> Saved entries:
◇ ◇ ◇ ◇ ◇

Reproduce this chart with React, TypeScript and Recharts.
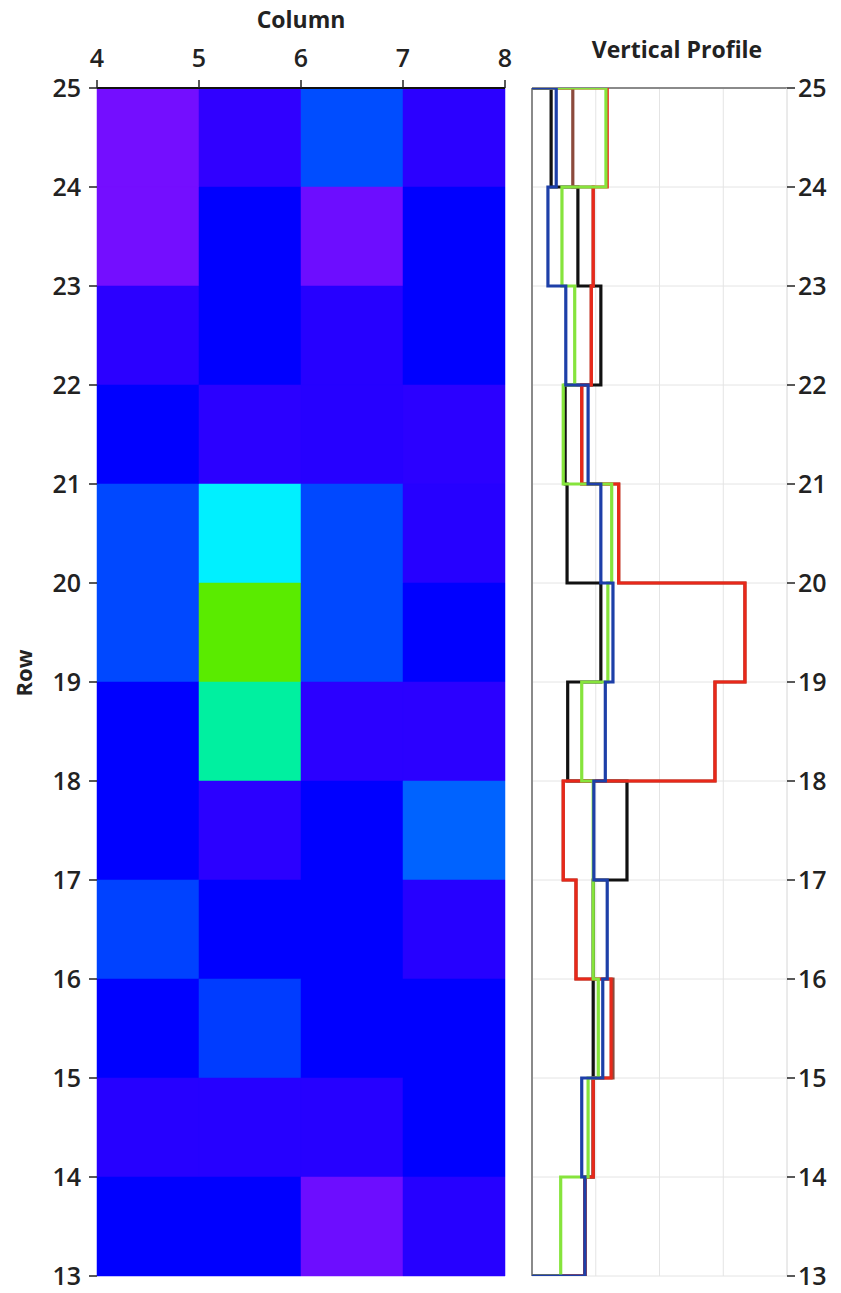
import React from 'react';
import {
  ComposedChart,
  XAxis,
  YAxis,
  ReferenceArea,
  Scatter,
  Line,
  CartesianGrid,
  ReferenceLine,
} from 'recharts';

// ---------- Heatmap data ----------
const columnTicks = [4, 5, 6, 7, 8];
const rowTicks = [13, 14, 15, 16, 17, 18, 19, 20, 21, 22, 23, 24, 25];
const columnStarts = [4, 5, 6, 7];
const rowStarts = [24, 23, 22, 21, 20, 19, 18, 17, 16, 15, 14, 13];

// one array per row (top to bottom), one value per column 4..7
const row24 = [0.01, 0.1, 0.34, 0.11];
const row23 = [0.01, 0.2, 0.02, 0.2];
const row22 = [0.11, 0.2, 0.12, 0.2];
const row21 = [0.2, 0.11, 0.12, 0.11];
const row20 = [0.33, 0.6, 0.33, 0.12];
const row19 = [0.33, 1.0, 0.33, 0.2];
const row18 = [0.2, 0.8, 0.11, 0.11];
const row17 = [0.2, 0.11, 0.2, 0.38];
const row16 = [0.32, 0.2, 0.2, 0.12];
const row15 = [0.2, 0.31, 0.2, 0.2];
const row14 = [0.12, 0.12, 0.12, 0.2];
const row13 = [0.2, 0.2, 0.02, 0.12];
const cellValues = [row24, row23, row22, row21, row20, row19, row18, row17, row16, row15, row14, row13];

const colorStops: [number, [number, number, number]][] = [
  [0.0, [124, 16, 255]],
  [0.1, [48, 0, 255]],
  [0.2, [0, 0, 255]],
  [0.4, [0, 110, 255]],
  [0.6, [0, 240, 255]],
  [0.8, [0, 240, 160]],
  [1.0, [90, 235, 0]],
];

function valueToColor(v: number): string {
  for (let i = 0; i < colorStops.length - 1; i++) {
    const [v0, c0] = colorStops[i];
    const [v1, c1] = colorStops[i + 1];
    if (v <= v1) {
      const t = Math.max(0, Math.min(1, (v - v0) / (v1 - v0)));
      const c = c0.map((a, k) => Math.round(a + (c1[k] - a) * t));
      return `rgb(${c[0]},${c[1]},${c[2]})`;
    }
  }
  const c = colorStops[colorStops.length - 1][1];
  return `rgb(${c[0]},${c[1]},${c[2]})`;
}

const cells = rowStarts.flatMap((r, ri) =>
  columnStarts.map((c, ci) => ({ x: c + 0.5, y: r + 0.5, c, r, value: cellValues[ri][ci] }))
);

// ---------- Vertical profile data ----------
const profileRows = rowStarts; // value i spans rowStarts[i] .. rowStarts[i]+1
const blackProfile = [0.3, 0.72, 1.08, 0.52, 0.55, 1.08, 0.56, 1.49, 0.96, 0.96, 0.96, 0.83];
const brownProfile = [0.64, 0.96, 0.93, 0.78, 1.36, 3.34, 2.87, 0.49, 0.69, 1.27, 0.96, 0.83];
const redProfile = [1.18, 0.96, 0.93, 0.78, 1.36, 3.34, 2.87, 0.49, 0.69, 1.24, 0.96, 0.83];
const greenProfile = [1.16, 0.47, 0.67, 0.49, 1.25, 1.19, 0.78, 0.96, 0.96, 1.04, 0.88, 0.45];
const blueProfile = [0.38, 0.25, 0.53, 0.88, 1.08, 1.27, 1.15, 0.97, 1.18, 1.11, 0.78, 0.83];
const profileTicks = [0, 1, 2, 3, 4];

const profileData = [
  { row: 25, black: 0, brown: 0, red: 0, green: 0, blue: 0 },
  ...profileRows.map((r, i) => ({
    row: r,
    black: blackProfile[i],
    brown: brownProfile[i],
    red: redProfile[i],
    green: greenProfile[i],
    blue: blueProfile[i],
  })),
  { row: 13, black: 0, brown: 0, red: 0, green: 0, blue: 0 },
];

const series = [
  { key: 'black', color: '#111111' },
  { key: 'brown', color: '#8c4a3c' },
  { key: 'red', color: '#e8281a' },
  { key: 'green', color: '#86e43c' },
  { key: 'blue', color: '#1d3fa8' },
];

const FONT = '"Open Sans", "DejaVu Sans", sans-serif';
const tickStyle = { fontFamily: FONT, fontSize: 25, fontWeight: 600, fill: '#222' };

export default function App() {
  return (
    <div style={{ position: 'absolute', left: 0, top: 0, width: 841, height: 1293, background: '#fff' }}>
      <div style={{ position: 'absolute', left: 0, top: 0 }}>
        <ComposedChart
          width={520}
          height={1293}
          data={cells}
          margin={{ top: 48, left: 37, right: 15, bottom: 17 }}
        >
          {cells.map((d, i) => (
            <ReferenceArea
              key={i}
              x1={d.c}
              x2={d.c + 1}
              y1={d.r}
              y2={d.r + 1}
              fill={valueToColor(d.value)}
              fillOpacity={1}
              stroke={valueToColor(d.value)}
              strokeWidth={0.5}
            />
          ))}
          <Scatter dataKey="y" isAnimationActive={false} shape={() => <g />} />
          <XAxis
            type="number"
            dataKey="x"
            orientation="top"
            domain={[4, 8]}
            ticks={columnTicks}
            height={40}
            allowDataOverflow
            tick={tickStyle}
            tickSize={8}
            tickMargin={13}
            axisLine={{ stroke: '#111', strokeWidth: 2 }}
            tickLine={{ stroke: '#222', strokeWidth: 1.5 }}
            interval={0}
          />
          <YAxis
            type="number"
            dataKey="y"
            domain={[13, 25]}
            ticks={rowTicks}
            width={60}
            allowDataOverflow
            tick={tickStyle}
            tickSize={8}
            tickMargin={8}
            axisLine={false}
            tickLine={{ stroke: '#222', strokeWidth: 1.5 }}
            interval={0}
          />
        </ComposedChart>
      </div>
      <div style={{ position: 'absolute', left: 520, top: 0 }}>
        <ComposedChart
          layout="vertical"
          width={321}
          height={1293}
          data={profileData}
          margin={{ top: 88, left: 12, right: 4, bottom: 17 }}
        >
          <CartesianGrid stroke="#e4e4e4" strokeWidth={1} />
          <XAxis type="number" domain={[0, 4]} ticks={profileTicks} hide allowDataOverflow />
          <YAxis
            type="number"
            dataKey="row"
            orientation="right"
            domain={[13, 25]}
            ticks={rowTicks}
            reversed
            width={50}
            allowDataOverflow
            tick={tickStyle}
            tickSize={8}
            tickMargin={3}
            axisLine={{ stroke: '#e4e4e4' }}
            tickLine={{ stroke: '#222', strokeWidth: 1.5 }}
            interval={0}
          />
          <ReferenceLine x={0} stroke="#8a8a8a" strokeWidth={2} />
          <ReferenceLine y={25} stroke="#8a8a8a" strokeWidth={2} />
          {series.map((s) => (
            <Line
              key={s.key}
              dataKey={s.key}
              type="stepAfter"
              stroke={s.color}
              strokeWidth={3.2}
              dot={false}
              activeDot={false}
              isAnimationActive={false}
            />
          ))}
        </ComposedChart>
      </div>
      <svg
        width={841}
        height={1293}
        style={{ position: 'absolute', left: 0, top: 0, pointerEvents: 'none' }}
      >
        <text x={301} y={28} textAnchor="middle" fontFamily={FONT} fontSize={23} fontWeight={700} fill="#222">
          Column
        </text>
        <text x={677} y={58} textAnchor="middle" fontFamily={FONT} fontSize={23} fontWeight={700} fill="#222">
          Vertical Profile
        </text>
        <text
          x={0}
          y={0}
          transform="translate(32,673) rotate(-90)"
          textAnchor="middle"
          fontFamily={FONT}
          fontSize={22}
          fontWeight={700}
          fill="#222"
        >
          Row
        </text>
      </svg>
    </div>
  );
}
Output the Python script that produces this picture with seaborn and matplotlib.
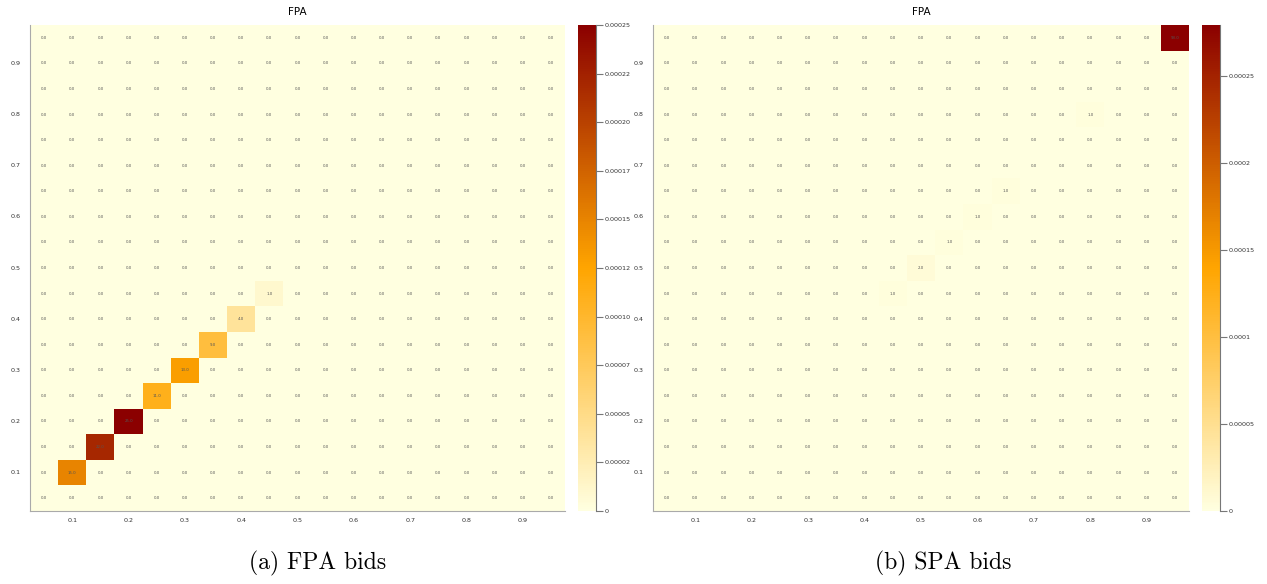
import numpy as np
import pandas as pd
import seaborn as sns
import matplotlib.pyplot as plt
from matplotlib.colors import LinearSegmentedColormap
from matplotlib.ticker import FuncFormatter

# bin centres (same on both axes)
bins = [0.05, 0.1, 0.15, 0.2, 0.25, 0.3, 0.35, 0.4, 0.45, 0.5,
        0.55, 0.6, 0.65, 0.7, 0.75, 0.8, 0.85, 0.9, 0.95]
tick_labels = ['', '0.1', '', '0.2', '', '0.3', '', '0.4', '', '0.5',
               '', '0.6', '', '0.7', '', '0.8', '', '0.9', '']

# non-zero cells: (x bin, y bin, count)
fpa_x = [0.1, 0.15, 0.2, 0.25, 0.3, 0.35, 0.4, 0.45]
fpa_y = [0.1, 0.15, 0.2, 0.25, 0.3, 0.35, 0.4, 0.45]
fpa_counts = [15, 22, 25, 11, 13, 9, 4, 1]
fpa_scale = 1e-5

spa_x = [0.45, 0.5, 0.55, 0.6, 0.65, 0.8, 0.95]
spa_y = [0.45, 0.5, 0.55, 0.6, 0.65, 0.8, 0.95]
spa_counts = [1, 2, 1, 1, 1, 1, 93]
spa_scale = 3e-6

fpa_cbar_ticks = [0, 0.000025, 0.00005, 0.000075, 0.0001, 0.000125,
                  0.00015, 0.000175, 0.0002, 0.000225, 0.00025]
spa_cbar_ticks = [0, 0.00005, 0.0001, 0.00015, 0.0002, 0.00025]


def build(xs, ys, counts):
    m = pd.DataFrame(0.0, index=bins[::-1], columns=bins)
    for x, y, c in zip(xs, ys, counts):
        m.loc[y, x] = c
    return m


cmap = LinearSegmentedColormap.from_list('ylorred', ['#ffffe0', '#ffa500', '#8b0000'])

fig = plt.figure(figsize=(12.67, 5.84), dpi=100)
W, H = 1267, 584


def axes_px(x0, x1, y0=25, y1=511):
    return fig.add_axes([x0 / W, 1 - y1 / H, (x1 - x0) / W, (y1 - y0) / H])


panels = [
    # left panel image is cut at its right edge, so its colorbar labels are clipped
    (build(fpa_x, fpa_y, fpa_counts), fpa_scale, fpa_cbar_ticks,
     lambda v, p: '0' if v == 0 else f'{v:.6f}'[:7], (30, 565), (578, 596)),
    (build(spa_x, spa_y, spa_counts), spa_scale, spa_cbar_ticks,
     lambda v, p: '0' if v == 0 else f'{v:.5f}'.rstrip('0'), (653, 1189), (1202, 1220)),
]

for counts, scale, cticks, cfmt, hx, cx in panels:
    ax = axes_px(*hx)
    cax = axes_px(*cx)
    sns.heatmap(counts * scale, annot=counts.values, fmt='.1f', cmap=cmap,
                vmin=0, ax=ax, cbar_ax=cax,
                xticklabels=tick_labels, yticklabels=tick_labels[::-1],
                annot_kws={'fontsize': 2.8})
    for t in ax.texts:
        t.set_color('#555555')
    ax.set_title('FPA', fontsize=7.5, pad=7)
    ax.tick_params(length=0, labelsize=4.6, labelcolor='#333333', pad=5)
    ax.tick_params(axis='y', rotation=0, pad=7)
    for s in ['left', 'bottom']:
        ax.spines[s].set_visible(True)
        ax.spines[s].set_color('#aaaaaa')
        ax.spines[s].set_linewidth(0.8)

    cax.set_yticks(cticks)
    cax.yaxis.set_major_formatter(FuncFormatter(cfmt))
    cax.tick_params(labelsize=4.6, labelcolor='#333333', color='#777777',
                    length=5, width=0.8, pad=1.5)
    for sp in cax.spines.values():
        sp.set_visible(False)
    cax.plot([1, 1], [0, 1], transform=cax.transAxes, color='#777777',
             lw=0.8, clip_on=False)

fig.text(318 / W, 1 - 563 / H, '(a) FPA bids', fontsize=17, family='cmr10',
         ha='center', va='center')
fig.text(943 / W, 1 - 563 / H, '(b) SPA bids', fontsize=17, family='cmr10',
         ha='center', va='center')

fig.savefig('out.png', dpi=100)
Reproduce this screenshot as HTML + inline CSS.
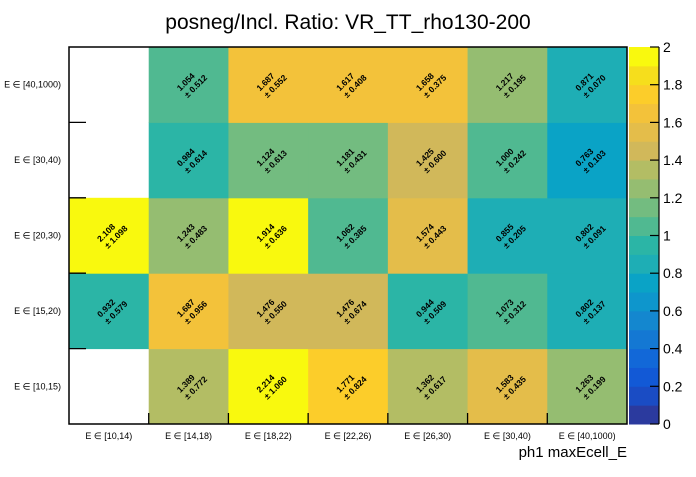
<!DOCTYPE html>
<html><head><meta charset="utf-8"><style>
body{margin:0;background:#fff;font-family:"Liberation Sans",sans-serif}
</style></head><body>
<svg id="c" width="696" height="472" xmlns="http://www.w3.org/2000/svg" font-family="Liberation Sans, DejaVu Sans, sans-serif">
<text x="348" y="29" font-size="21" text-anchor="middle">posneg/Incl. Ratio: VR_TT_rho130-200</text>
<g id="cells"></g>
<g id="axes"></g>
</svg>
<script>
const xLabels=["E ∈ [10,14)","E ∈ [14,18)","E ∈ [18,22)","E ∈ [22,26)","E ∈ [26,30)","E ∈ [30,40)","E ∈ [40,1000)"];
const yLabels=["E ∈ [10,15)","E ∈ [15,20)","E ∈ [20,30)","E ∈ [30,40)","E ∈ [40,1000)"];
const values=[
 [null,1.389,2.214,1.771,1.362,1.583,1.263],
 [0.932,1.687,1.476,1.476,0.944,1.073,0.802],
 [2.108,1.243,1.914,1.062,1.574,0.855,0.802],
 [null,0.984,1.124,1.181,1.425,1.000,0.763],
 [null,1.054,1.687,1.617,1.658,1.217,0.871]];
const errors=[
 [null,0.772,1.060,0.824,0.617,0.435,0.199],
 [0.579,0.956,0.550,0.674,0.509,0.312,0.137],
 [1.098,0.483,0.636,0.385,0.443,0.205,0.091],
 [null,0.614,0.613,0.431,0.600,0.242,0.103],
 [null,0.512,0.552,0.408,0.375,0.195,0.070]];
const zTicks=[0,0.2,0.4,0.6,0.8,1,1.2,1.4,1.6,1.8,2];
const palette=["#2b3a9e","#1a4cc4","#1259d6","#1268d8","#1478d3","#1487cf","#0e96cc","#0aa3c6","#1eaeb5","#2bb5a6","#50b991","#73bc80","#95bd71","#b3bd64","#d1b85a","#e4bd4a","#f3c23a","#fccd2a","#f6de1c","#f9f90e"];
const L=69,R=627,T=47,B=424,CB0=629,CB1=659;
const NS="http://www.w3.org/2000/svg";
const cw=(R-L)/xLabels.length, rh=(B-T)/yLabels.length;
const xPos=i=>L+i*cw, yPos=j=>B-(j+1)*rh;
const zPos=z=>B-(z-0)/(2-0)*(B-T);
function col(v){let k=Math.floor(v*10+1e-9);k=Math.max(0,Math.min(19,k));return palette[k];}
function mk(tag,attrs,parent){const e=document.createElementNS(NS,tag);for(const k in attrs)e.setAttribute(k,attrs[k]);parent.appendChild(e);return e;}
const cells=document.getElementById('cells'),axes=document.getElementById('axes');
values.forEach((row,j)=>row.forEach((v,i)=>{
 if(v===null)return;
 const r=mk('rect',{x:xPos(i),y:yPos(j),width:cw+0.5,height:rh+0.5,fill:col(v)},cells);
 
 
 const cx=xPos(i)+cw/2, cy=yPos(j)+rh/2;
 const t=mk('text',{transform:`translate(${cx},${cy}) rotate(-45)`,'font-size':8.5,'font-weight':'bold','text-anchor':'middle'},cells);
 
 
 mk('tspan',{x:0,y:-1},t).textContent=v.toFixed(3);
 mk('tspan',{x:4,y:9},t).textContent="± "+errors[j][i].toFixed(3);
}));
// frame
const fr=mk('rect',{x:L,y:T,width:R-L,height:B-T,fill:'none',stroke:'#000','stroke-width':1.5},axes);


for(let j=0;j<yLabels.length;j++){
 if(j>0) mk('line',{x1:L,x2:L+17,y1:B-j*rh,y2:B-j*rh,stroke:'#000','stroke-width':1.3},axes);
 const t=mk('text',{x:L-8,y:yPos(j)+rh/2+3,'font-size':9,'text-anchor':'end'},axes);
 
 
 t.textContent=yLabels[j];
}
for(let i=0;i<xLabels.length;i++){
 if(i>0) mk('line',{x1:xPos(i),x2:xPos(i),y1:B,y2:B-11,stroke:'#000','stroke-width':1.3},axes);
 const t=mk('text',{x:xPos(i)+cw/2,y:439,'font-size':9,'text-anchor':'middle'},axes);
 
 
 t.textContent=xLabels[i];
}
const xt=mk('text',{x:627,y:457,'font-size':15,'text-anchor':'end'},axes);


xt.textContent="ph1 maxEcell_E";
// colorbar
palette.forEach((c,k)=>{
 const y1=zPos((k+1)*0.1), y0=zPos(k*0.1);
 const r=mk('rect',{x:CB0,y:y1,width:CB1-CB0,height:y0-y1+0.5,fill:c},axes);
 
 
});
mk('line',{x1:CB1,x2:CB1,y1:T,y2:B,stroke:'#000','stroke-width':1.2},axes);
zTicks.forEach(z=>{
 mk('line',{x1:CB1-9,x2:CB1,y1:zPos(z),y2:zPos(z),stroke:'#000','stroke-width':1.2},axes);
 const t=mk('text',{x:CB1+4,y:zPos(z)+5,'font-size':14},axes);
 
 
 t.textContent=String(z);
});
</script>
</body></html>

◇ ◇ ◇ ◇ ◇

Track down every line of the material containing the string "this", and copy it.

> RIGHT ANSWER:
Reproduce this chart with React, TypeScript and Recharts.
Output the Python script that produces this picture with seaborn and matplotlib.
Reproduce this screenshot as HTML + inline CSS.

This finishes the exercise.